Desde que la Revolución Cubana puso fin, en 1959, al dominio estadounidense sobre la mayor isla de las Antillas, control que había comenzado con la guerra hispano-estadounidense de 1898, Estados Unidos ha venido tratando –a lo largo más de medio siglo– de reconquistar Cuba, recurriendo para ello a todos los medios: desde la invasión hasta el terrorismo de Estado y pasando por el aislamiento y el embargo.
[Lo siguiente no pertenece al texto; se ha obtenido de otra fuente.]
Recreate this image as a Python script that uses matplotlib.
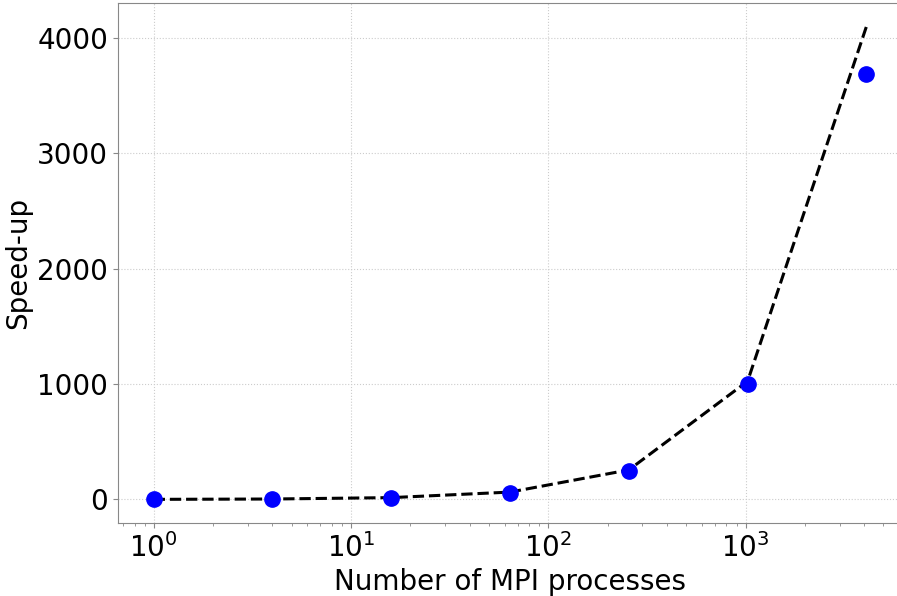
import matplotlib
matplotlib.use('Agg')
import matplotlib.pyplot as plt

# MPI process counts and measured speed-up
procs = [1, 4, 16, 64, 256, 1024, 4096]
ideal = [1, 4, 16, 64, 256, 1024, 4096]
speedup = [1, 3.9, 15, 60, 248, 1000, 3685]

fig = plt.figure(figsize=(8.97, 5.96), dpi=100)
ax = fig.add_axes([0.1316, 0.1225, 0.874, 0.8725])

ax.plot(procs, ideal, color='black', linestyle='--', linewidth=2.2, zorder=2)
ax.plot(procs, speedup, 'o', color='blue', markersize=11, zorder=3)

ax.set_xscale('log')
ax.set_xlabel('Number of MPI processes', fontsize=20)
ax.set_ylabel('Speed-up', fontsize=20)
ax.tick_params(labelsize=20, color='#888888')
ax.tick_params(which='minor', color='#888888')
ax.set_yticks([0, 1000, 2000, 3000, 4000])
ax.grid(True, linestyle=':', color='#cccccc', linewidth=0.8, zorder=0)
for s in ax.spines.values():
    s.set_color('#888888')

fig.savefig('out.png', dpi=100)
Pero la resistencia del pueblo cubano, organizado como «Estado socialista de trabajadores, independiente y soberano» (Artículo 1º de la Constitución de la República de Cuba) hizo fracasar el intento. El presidente Barack Obama ha tenido que aceptar la realidad, al anunciar el restablecimiento de las relaciones diplomáticas y aligerando parcialmente el embargo.
Esta decisión ha recibido una acogida entusiasta entre los cubanos y entre todos aquellos que los han apoyado, porque es el resultado de la lucha que libraron a lo largo de todos estos años.
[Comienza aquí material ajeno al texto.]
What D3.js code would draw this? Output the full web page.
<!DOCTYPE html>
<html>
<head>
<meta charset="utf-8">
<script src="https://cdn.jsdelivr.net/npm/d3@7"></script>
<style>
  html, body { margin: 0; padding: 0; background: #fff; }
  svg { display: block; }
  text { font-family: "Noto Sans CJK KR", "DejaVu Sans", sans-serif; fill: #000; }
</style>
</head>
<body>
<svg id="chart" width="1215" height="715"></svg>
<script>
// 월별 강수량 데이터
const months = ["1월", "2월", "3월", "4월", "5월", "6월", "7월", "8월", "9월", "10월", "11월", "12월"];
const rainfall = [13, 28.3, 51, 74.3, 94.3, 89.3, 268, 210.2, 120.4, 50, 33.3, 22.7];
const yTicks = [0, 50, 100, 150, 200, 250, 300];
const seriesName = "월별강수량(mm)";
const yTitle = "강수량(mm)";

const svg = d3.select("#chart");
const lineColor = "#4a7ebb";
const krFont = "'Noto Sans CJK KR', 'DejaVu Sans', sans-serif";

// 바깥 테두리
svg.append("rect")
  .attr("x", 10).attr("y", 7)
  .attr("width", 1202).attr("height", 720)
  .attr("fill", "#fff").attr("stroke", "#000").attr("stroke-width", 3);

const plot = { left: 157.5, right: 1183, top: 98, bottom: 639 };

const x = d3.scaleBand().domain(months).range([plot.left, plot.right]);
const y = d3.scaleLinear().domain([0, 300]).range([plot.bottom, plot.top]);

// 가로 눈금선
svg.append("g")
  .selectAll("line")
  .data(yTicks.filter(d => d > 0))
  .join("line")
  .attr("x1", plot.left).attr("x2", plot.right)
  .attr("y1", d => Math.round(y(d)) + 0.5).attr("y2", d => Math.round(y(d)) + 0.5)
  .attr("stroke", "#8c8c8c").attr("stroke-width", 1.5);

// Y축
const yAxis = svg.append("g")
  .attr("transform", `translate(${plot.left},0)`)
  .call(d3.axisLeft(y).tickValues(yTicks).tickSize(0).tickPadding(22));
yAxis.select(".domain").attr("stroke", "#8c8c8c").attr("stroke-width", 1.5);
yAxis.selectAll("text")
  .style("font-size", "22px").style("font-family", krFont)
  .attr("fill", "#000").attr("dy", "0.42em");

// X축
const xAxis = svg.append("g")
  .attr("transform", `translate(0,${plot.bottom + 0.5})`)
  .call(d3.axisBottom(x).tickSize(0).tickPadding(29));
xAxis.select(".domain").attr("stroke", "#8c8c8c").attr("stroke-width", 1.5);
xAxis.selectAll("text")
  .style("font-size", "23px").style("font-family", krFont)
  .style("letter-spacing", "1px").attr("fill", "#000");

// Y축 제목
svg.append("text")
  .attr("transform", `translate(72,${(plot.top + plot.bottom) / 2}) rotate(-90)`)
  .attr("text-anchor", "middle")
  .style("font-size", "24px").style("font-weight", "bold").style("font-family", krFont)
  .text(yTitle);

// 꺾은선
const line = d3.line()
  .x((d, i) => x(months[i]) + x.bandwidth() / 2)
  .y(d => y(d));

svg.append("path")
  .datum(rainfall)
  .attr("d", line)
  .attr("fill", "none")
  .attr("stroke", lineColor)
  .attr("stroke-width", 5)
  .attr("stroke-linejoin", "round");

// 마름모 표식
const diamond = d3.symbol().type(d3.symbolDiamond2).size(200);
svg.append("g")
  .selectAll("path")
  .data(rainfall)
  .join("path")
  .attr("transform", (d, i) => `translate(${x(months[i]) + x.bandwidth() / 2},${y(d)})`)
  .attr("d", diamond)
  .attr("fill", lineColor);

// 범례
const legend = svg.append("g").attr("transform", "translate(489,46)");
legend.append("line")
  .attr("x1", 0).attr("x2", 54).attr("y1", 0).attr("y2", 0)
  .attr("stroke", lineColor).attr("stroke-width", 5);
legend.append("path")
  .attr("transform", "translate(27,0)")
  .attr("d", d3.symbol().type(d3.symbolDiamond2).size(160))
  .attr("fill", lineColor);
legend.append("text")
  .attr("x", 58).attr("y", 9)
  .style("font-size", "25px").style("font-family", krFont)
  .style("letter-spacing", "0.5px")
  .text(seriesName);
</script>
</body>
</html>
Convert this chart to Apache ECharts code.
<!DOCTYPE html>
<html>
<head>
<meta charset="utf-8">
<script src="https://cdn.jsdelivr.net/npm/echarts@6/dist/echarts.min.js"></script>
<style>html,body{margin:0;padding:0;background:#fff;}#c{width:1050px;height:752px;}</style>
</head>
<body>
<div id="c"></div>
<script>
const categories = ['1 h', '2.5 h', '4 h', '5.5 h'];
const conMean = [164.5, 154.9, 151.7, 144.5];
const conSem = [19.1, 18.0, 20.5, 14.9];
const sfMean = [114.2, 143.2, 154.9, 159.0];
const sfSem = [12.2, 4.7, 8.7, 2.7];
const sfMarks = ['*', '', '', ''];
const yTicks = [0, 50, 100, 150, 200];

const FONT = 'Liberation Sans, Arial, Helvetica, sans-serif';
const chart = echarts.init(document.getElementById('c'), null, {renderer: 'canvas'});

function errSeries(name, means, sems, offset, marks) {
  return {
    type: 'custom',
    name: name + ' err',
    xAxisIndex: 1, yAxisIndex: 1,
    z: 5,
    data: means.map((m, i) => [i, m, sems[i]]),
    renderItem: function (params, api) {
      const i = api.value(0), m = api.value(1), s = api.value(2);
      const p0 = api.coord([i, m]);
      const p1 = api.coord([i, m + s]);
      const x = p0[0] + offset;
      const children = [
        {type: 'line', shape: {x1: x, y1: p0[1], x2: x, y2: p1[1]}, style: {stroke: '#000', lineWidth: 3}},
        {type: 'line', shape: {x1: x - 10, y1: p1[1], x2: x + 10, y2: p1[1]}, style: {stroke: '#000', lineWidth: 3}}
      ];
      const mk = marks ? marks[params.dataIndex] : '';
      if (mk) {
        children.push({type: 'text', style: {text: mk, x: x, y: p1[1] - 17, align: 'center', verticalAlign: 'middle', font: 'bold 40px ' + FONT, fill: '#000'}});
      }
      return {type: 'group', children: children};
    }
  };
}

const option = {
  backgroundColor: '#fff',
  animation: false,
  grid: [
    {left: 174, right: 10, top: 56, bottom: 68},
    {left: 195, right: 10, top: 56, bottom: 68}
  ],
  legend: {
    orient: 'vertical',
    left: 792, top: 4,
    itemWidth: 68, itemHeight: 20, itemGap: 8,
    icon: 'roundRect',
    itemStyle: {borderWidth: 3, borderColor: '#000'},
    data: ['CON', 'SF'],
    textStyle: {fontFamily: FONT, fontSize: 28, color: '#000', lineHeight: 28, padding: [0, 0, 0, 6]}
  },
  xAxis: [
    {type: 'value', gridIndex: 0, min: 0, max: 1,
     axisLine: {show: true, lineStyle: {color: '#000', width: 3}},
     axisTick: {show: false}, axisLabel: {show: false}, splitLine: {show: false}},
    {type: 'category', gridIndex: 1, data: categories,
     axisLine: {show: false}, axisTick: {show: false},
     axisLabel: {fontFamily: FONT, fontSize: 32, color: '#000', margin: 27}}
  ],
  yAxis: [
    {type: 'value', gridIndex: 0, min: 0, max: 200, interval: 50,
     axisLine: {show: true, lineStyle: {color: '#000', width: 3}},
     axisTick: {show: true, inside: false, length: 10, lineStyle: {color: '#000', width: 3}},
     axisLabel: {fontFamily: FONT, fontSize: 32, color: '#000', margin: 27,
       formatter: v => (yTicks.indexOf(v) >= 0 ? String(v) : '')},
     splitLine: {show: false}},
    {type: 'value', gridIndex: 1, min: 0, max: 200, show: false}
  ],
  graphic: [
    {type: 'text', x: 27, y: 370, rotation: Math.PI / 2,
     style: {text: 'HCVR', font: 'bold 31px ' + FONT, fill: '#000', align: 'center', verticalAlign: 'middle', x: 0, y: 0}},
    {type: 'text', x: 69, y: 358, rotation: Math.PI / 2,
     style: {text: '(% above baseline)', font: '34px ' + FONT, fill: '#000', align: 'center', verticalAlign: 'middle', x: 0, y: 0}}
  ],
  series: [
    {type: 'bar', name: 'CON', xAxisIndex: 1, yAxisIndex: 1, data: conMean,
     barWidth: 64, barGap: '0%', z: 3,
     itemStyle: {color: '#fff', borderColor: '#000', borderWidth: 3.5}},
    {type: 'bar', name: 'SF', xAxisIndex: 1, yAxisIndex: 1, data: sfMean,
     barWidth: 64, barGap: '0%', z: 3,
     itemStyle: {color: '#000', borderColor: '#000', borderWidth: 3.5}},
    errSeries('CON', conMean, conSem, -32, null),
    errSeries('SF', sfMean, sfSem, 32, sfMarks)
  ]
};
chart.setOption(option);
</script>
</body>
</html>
Pero al mismo tiempo estamos siendo testigos de una intensa campaña que atribuye todos los honores de la Historia al presidente Obama, como si hubiese marcado una ruptura total con la política agresiva de Estados Unidos hacia Cuba.
Una interpretación que la propia Casa Blanca se ha encargado de desmentir. Según reconoce Obama en su discurso oficial: «Décadas de aislamiento de Cuba por Estados Unidos no han logrado concretar nuestro objetivo. Hoy Cuba aún está gobernada por los Castro y el Partido Comunista.» Y agrega que, al restablecer las relaciones diplomáticas, los Estados Unidos pueden «defender nuestros valores y ayudar al pueblo cubano a que se ayude a sí mismo».
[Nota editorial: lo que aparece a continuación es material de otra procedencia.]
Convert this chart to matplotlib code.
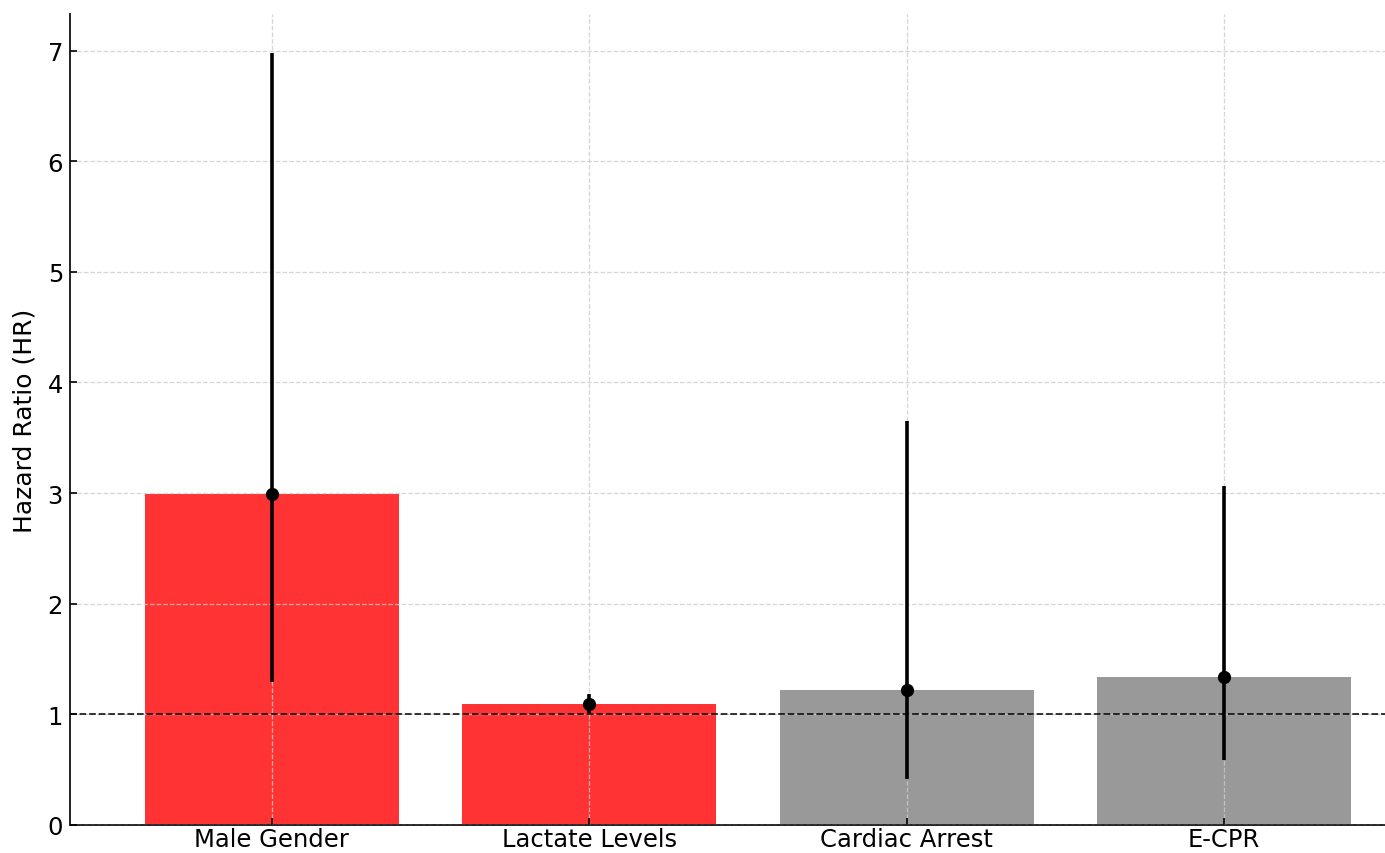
import matplotlib
matplotlib.use("Agg")
import matplotlib.pyplot as plt
import numpy as np

categories = ["Male Gender", "Lactate Levels", "Cardiac Arrest", "E-CPR"]
hazard_ratio = [2.99, 1.09, 1.22, 1.34]
ci_lower = [1.29, 1.01, 0.42, 0.59]
ci_upper = [6.98, 1.18, 3.65, 3.06]
bar_colors = ["red", "red", "gray", "gray"]

fig = plt.figure(figsize=(13.85, 8.54), dpi=100)
ax = fig.add_axes([70 / 1385, 28 / 854, 1315 / 1385, 811 / 854])

x = np.arange(len(categories))
hr = np.array(hazard_ratio)
yerr = np.vstack([hr - np.array(ci_lower), np.array(ci_upper) - hr])

ax.bar(x, hr, width=0.8, color=bar_colors, alpha=0.8, zorder=1)
ax.errorbar(x, hr, yerr=yerr, fmt="o", color="black", ecolor="black",
            elinewidth=2.6, markersize=8.5, capsize=0, zorder=4)
ax.axhline(1, color="black", linestyle="--", linewidth=1.3, alpha=0.85, zorder=3)

ax.set_xticks(x)
ax.set_xticklabels(categories, fontsize=17.5)
ax.tick_params(axis="x", direction="in", length=5, width=1.2, pad=1.5)
ax.tick_params(axis="y", direction="in", length=5, width=1.2, pad=5, labelsize=17.5)
ax.set_ylabel("Hazard Ratio (HR)", fontsize=18, labelpad=8)
ax.set_xlim(-0.636, 3.507)
ax.set_ylim(0, 7.33)
ax.set_yticks(range(0, 8))

ax.grid(True, linestyle="--", color="#cccccc", linewidth=0.9, alpha=0.8)
ax.set_axisbelow(False)
for gl in ax.get_xgridlines() + ax.get_ygridlines():
    gl.set_zorder(2)

ax.spines["top"].set_visible(False)
ax.spines["right"].set_visible(False)
for s in ("left", "bottom"):
    ax.spines[s].set_linewidth(1.4)
    ax.spines[s].set_color("#222222")

fig.savefig("out.png", dpi=100)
Lo cual significa que la administración Obama no renuncia a la estrategia que apunta a la destrucción del Estado cubano. Sólo modifica la manera de lograrlo. No habrá un nuevo desembarco como el de Bahía de Cochinos, efectuado en 1961, bajo la presidencia del también demócrata Kennedy, por contrarrevolucionarios cubanos entrenados y pagados por la CIA.
Lo que habrá, bajo la administración Obama, será un desembarco de organizaciones «no gubernamentales», fabricadas por la CIA y el Departamento de Estado, enviadas por Washington con «proyectos humanitarios de ayuda al pueblo cubano». El Congreso de Estados Unidos –subraya el documento oficial de la Casa Blanca– ha atribuido «importantes fondos para la programación de la democracia en Cuba, asignados para prestar asistencia humanitaria, promover los derechos humanos y las libertados fundamentales, apoyar el libre flujo de información, estimular las reformas a través de nuestros contactos de alto nivel con funcionarios cubanos». Serán financiadas especialmente «las actividades de fundaciones privados e institutos de investigación e instrucción».
Con las organizaciones «no gubernamentales» que llegarán con los bolsillos llenos de dólares, desembarcarán también las transnacionales estadounidenses que, según escribe el New York Times, están preparando una «cabeza de playa» para penetrar con sus capitales en la economía cubana, apuntando al sector de la biotecnología –muy desarrollado en Cuba–, las minas –sobre todo el níquel ya que Cuba posee una de las reservas más importantes del mundo– así como el sector hotelero y turístico, donde existe un gran potencial.
El desafío que ahora tiene ante sí el pueblo cubano consiste en conservar las conquistas de la Revolución ante la nueva ofensiva de Washington, que recurrirá a herramientas no menos peligrosas que las anteriores. La situación es hoy más favorable para Cuba ya que gran parte de Latinoamérica ha dejado de ser el «patio trasero de Estados Unidos» y Cuba, junto con Venezuela –ahora objeto de nuevas sanciones estadounidenses– y con otros países, ha dado vida a la Alianza Bolivariana para las Américas (ALBA).
Será por lo tanto decisiva la nueva generación que, en Cuba, debe dar continuación a la Revolución haciendo fracasar el plan de Washington tendiente a la destrucción del Estado socialista en nombre de una «independencia del pueblo cubano», que conduciría a una nueva dependencia del imperialismo Estadounidense.